I find this chart helpful when pondering my asset allocation to equities and how much broader risk I am comfortable taking, especially at the later end of an advance, bull market or rally.

I like seeing how the SPX reacts when the HG/GC breaks above or below its trend lines.

Today’s reading of 0.002396 is calculated by dividing the Copper price of $4.32 into Gold’s $1,803.

At this moment, while the HG/GC’s is trading above its trend line (and a reading of 0.00222) it is suggesting that the S&P 500 advance remains intact……..

This seems quite perverse to many, as pundits reiterate their calls of an overvalued, ‘bubble-esque’ equities market.

In some recent posts I challenge the norm and perhaps the consensus call for a notable decline.

The S&P 500 can continue trading at the historical higher end of its historical stretch above its 200 Week Moving Average, just like the late 1990’s.

and the way the S&P 500 relates to the U.S. 10 year bond yield or more pointedly, the spread between the 10 year and 2 year yield is another important indicator to watch.

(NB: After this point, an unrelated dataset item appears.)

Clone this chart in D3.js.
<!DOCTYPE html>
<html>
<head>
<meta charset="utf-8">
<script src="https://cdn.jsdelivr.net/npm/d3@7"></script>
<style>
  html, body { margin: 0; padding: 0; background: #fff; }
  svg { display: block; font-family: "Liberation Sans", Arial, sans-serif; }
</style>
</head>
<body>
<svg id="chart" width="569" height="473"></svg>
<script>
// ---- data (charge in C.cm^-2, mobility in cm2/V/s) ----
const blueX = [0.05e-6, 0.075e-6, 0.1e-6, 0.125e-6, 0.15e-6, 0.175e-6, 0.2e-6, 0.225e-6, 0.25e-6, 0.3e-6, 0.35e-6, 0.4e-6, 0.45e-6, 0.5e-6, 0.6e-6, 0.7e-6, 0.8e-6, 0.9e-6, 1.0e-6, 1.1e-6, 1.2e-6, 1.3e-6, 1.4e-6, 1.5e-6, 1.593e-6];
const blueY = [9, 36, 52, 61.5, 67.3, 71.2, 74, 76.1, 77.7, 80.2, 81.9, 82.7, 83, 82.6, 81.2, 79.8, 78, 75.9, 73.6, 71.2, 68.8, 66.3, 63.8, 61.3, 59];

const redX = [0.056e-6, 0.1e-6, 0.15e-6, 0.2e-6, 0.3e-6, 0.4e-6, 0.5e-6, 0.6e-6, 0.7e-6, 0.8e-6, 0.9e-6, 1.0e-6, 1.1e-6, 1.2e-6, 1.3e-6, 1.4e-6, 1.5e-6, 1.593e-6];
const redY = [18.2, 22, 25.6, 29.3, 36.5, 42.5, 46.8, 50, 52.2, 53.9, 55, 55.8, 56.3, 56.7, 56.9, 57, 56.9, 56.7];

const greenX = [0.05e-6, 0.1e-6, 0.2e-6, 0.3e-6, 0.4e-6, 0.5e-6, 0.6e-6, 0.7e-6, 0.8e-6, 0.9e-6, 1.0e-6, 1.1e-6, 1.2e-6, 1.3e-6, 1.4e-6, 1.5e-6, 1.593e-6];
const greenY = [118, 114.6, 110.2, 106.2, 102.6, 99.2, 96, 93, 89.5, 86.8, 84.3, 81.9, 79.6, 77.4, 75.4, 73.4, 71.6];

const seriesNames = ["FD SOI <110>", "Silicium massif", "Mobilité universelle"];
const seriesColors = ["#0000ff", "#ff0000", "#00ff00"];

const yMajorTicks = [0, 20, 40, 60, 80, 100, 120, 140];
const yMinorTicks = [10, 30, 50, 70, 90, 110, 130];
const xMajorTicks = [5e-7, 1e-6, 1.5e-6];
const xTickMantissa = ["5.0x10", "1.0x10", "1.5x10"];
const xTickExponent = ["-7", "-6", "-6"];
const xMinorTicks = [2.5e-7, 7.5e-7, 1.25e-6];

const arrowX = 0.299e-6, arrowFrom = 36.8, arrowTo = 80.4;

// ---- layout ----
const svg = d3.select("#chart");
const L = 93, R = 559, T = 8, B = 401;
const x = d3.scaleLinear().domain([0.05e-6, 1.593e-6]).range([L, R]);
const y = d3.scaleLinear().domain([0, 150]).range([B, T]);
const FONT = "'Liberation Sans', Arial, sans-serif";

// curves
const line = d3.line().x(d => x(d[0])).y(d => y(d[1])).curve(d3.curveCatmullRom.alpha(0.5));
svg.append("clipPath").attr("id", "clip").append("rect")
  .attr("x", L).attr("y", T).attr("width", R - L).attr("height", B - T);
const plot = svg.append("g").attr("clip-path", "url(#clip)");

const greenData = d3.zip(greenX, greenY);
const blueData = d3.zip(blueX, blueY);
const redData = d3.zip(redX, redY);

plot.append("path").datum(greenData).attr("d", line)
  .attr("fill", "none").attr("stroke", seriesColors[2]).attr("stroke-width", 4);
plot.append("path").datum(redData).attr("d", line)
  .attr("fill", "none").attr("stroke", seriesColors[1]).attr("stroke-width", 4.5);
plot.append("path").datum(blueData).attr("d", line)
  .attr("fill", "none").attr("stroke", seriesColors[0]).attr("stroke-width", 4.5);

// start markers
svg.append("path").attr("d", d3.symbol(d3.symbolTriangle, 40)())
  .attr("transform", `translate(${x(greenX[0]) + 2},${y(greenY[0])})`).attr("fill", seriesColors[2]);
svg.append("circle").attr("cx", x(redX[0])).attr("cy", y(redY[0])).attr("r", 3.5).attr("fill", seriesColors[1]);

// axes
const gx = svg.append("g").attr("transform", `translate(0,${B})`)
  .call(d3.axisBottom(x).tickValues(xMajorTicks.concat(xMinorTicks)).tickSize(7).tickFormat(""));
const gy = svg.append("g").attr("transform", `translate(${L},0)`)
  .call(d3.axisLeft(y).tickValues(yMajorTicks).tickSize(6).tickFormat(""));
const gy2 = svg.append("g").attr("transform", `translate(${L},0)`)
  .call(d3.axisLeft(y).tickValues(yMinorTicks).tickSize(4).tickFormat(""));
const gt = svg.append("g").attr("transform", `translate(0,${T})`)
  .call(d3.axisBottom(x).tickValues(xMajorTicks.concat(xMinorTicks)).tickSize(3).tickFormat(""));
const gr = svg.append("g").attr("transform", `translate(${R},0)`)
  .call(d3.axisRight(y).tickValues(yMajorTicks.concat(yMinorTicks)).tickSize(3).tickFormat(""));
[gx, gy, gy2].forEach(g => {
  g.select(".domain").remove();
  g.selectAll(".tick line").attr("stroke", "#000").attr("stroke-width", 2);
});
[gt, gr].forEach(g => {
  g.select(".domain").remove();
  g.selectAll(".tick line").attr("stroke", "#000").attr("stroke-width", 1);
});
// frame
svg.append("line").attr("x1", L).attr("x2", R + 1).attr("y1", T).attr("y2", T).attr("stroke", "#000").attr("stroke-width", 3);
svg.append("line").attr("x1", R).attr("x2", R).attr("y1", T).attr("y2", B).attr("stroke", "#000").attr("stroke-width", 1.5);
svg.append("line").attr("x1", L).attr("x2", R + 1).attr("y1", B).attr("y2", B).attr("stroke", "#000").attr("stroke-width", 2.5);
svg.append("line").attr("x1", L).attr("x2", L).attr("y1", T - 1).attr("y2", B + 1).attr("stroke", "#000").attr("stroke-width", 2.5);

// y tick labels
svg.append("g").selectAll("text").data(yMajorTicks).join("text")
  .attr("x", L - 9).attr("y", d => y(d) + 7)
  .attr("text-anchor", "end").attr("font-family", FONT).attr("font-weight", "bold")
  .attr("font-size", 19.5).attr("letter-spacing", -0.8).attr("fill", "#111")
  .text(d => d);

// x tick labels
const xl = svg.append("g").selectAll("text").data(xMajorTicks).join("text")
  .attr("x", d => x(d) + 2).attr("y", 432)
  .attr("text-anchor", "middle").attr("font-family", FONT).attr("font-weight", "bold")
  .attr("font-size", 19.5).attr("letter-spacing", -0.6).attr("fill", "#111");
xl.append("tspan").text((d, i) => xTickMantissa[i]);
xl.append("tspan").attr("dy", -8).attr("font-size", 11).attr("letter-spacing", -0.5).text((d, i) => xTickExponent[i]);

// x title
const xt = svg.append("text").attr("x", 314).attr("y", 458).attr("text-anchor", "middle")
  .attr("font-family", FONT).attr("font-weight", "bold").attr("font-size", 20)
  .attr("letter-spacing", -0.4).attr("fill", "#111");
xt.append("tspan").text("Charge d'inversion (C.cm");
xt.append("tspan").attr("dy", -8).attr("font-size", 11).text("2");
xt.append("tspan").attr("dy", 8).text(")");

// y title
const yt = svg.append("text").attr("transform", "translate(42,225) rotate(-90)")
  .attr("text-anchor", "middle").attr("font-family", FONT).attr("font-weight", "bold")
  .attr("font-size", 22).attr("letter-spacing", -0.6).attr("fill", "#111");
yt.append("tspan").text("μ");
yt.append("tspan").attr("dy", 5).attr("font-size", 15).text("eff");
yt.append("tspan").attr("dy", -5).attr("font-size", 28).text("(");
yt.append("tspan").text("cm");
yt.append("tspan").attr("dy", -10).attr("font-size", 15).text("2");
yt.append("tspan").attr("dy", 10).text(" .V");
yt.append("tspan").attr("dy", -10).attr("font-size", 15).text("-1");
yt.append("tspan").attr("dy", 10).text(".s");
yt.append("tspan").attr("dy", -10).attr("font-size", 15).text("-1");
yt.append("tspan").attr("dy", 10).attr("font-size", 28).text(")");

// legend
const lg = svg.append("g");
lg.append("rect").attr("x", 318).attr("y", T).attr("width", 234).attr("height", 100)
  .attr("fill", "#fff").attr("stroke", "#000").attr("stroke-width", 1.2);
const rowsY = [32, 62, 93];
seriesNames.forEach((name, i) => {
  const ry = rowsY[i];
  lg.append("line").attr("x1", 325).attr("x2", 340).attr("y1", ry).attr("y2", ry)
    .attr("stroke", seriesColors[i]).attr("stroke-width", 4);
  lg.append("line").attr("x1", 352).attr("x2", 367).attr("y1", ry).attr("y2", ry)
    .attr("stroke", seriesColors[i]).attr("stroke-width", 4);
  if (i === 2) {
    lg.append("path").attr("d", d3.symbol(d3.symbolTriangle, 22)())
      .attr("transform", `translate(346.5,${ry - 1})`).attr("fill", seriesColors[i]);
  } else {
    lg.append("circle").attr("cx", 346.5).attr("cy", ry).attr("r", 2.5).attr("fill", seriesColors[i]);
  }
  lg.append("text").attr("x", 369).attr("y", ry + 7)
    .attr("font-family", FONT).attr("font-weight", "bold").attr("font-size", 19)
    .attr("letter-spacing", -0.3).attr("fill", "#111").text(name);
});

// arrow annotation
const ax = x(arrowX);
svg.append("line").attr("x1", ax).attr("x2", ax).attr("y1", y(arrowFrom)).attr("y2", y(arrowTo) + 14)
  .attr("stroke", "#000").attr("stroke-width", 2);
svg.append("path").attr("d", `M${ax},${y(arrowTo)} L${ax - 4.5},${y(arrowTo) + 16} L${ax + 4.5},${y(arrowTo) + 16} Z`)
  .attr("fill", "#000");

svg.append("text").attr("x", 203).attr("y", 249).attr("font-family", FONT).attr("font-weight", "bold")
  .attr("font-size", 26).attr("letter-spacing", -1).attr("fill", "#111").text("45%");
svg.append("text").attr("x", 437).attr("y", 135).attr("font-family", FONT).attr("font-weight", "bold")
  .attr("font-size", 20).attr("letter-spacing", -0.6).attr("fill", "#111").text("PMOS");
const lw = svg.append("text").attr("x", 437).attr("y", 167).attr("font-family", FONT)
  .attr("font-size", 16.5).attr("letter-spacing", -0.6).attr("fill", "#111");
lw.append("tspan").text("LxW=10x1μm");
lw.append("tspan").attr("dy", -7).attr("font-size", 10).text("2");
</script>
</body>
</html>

Investing is a highly nuanced past time or business.

Often markets move to where they can do the most damage….and going up can cause as much damage as going down, in circumstances such as ‘missing out’ or underperforming other fund managers if you’ve been holding a lot of cash.

P/E ratios are not the only thing to look at.

One scenario of a 0.00222 reading is Copper falling to $4.10 and Gold rising to $1,850. Just something to play around with.